“The last person who called me ‘Sweetpea’ ended up dead…
I haven’t killed anyone for three years and I thought that when it happened again I’d feel bad. Like an alcoholic taking a sip of whisky. But no. Nothing. I had a blissful night’s sleep. Didn’t wake up at all. And for once, no bad dream either. This morning I feel balanced. Almost sane, for once.
Rhiannon is your average girl next door, settled with her boyfriend and little dog…but she’s got a killer secret.
Although her childhood was haunted by a famous crime, Rhinannon’s life is normal now that her celebrity has dwindled. By day her job as an editorial assistant is demeaning and unsatisfying. By evening she dutifully listens to her friend’s plans for marriage and babies whilst secretly making a list.
A kill list.
From the man on the Lidl checkout who always mishandles her apples, to the driver who cuts her off on her way to work, to the people who have got it coming, Rhiannon’s ready to get her revenge.
Because the girl everyone overlooks might be able to get away with murder…”
This book is POLARISING! Understandably so. I can’t remember the last time I read a book so outrageous – if ever! From the first couple of pages I found myself suppressing a snigger, feeling bad at laughing at such dark humour. By the time I was halfway though the book I had embraced my inner psychopath and was laughing out loud till my ribs hurt. An editorial assistant by day, a serial killer by night, Rhiannon may be a crazed murderer, but I think we can all relate to her, we all have some Rhiannon in us.

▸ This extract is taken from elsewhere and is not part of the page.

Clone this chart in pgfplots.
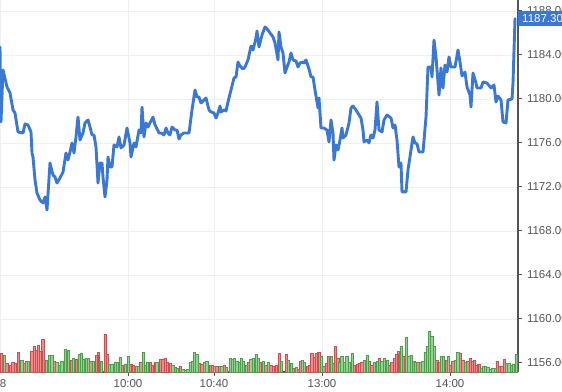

Written in the form of a diary every chapter opens with Rhiannon’s “Kill List” a self-explanatory list of people she fantasises about killing. From the lazy work colleague who does diddly-squat, and then claims Rhiannon’s work for their own, to the checkout boy in Lidl who squashed her wholemeal bread a little too hard when scanning it, to hipsters with annoying beards, we’ve all been there. That fury in your stomach and that throbbing vein in your temple, but most of us smile sweetly. Rhiannon finally becomes sick of smiling sweetly and decides to get revenge.
I know it seems impossible to think that you could find a serial killer that you liked, and empathised with, but Rhiannon is it. She survived a childhood massacre where a homicidal ex-boyfriend murdered a childminder, and all the tots she was looking after that day, bar one. Rhiannon survived a blow to the skull with a hammer, but suffered slight brain damage after it. This could possibly explain her emotional detachment from both a physiological point of view and a psychological. But she’s not a completely cold-hearted bitch, she does care for some, for example animals and young children, and she just dotes on her little chihuahua “Tink”. God help anyone who ever mistreated Tink.
Although some of her acts are quite brutal and violent, her diary entries and dry narration gives a different slant on things and not only makes them funny, but causes the thought “Well, you did have that coming” to flash through your mind. This book is not for the easily offended, not only is it grisly but it’s crude and full of expletives.
There are other characters in the book alongside Rhiannon, her dim-witted long-term boyfriend Craig that is struggling to stay faithful (I think if he was my boyfriend I would be feeling pretty incensed too). Her new work colleague AJ, a 19 year-old surfer freshly over from Australia that Rhiannon manages to forage a bond with, her group of friends she refers to as “The PICSOs” (People I Can’t Shake Off) and her sister, who lives across the pond in America. This unique yet realistic collection of characters (most of whom Rhiannon can’t stand) add colour and dimension to the novel, and only seemed to strengthen the bond I felt with Rhiannon.
The ending is a killer (see what I did there 😉) and there just has to be a sequel, this can’t be the end!! Named after the Welsh witch in my favourite Fleetwood Mac song: She is like a cat in the dark, And then she is the darkness. This describes both the book and Rhiannon perfectly. Overall rating five fantastic stars, thanks to CJ Skuse, HQ Harpercollins, and NetGalley for my advanced reader copy.